A Legendary Fish Named ‘Pig Nose’ Was Caught for the Second Year in a Row
He had gained about 50 pounds.
Nick McCabe is developing a special relationship with a legend. Pig Nose, weighing in at over 700 pounds and 10 feet long—that’s “longer than a tall man, and wider around than a curbside mailbox,” as Atlas Obscura reported last year—is a sturgeon, the most famous resident of Fraser River, in British Columbia. Last year, McCabe, a local guide for River Monster Adventures, managed to catch the near-mythical fish after a two-hour struggle.
Now, he’s come face to face with the fish for a second time.
This year, it only took him an hour to land Pig Nose.
“I had a gut feeling it was him,” the guide told the CBC. “Just the time of year and how the fish was acting … but as we got it up to the shore I was like, ‘This guy looks pretty familiar.’”
Pig Nose is more than 80 years old and can be identified not only by his flattened, porcine nose, but by a microchip embedded in his body years ago.
A sturgeon can be any one of 27 different species of fish.

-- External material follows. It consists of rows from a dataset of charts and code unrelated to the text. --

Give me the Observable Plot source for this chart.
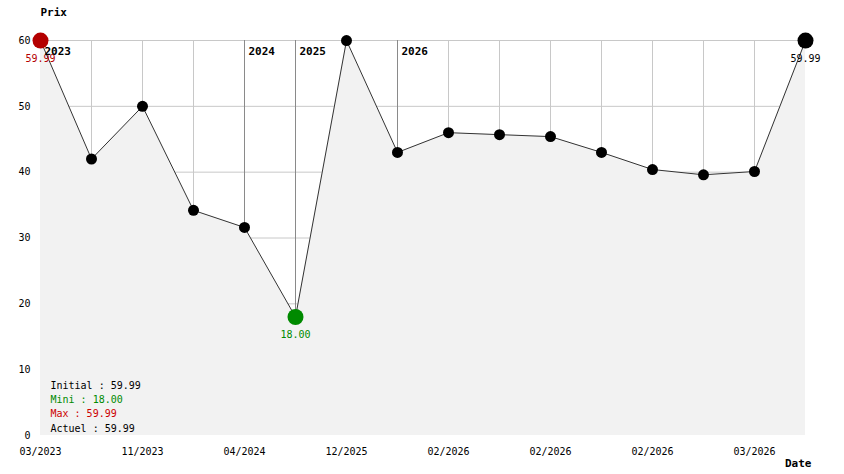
<!DOCTYPE html>
<html>
<head>
<meta charset="utf-8">
<script src="https://cdn.jsdelivr.net/npm/d3@7"></script>
<script src="https://cdn.jsdelivr.net/npm/@observablehq/plot@0.6"></script>
<style>
  html, body { margin: 0; padding: 0; background: #fff; }
  #chart svg { display: block; }
</style>
</head>
<body>
<div id="chart"></div>
<script>
// Prices, one per observation (index = position on the x axis)
const prices = [59.99, 42.0, 50.0, 34.2, 31.6, 18.0, 59.99, 43.0, 46.0, 45.7, 45.4, 43.0, 40.4, 39.6, 40.1, 59.99];
// x tick positions and their labels
const tickIdx = [0, 2, 4, 6, 8, 10, 12, 14];
const tickLabels = ["03/2023", "11/2023", "04/2024", "12/2025", "02/2026", "02/2026", "02/2026", "03/2026"];
// Year markers
const yearIdx = [0, 4, 5, 7];
const yearLabels = ["2023", "2024", "2025", "2026"];
const yTicks = [0, 10, 20, 30, 40, 50, 60];

const data = prices.map((p, i) => ({i, p}));
const years = yearIdx.map((i, k) => ({i, label: yearLabels[k]}));
const n = prices.length;

const initial = prices[0];
const actual = prices[n - 1];
const minV = d3.min(prices);
const maxV = d3.max(prices);
const minI = prices.indexOf(minV);
const maxI = prices.indexOf(maxV);
const fmt = v => v.toFixed(2);

const RED = "#b40000";
const GREEN = "#008a00";

const bigDots = [
  {i: maxI, p: prices[maxI], c: RED, t: fmt(maxV)},
  {i: minI, p: minV, c: GREEN, t: fmt(minV)},
  {i: n - 1, p: actual, c: "#000", t: fmt(actual)}
];

const chart = Plot.plot({
  width: 844,
  height: 474,
  marginLeft: 40,
  marginRight: 39,
  marginTop: 40,
  marginBottom: 39,
  style: {fontFamily: "'DejaVu Sans Mono', monospace", fontSize: "10px", background: "#fff", color: "#000"},
  x: {domain: [0, n - 1], axis: null},
  y: {domain: [0, 60], axis: null},
  marks: [
    Plot.ruleY(yTicks.filter(v => v > 0), {stroke: "#c8c8c8", strokeOpacity: 1}),
    Plot.ruleX(data.filter(d => d.i > 0 && d.i < n - 1), {x: "i", stroke: "#c8c8c8", strokeOpacity: 1}),
    Plot.ruleX(yearIdx, {stroke: "#8a8a8a", strokeOpacity: 1}),
    Plot.areaY(data, {x: "i", y: "p", fill: "#f2f2f2", fillOpacity: 1}),
    Plot.lineY(data, {x: "i", y: "p", stroke: "#333", strokeWidth: 1}),
    Plot.dot(data, {x: "i", y: "p", r: 5.5, fill: "#000", stroke: "none"}),
    Plot.dot(bigDots, {x: "i", y: "p", r: 8, fill: "c", stroke: "none"}),
    Plot.text(bigDots, {x: "i", y: "p", text: "t", fill: "c", dy: 18}),
    Plot.text(years, {x: "i", text: "label", frameAnchor: "top", lineAnchor: "middle", textAnchor: "start", dx: 4, dy: 11, fontWeight: "bold", fontSize: 11}),
    // axes
    Plot.axisY(yTicks, {tickSize: 0, tickPadding: 10, fontSize: 10, label: null}),
    Plot.axisX(tickIdx, {tickSize: 0, tickPadding: 12, tickFormat: (d) => tickLabels[tickIdx.indexOf(d)], fontSize: 10, label: null}),
    // axis titles
    Plot.text(["Prix"], {frameAnchor: "top-left", lineAnchor: "middle", textAnchor: "start", dy: -28, fontWeight: "bold", fontSize: 11}),
    Plot.text(["Date"], {frameAnchor: "bottom-right", lineAnchor: "middle", textAnchor: "end", dx: 6, dy: 28, fontWeight: "bold", fontSize: 11}),
    // legend
    Plot.text(["Initial : " + fmt(initial)], {frameAnchor: "bottom-left", lineAnchor: "middle", textAnchor: "start", dx: 10, dy: -50, fill: "#000"}),
    Plot.text(["Mini : " + fmt(minV)], {frameAnchor: "bottom-left", lineAnchor: "middle", textAnchor: "start", dx: 10, dy: -36, fill: GREEN}),
    Plot.text(["Max : " + fmt(maxV)], {frameAnchor: "bottom-left", lineAnchor: "middle", textAnchor: "start", dx: 10, dy: -22, fill: "#cc0000"}),
    Plot.text(["Actuel : " + fmt(actual)], {frameAnchor: "bottom-left", lineAnchor: "middle", textAnchor: "start", dx: 10, dy: -7, fill: "#000"})
  ]
});
document.getElementById("chart").append(chart);
</script>
</body>
</html>
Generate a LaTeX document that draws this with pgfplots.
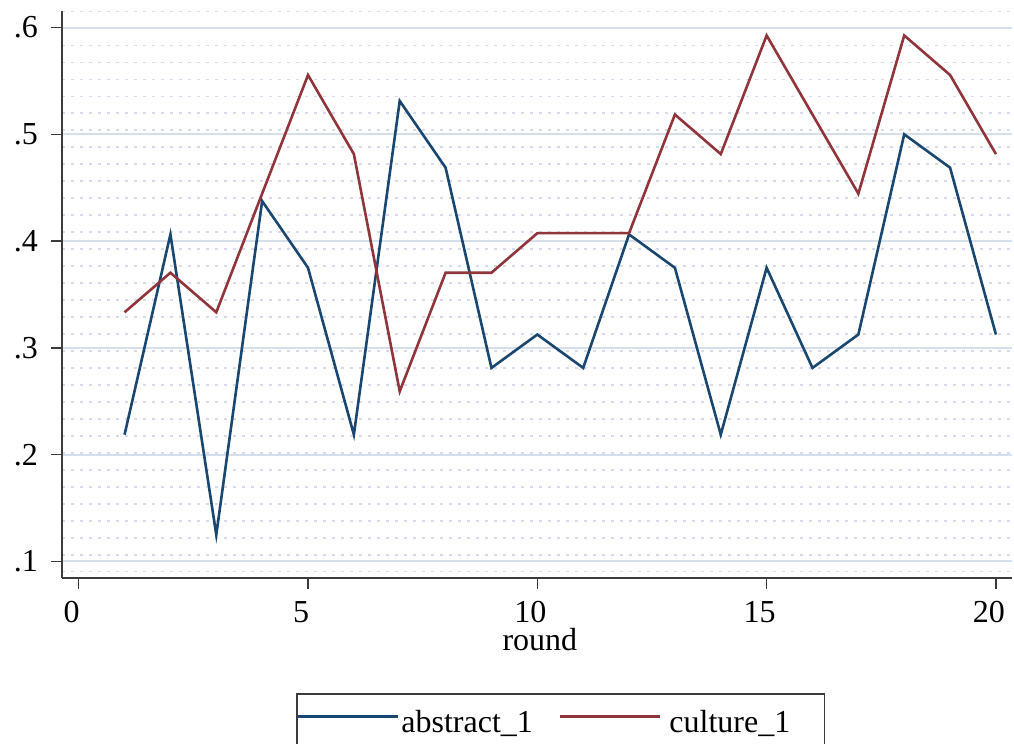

They are among that class of creatures that are like dinosaurs living among us. Considered “primitive fish,” they first evolved all the way back in the Triassic period, and they haven’t changed much since. They can grow to be incredibly large; a European sturgeon caught in 1922 was 23 feet long, for instance, and an albino sturgeon caught in the Fraser River in 2015 was more than 11 feet long and weighed more than 1,000 pounds.
Pig Nose is distinguished as much by his distinctive nose and by his age as by his size. McCabe was glad to see the aging fish was still putting on weight, he told the CBC. Last year, Pig Nose weighed in around 650 pounds; this year he’s up to 700. May he live for many long years to come.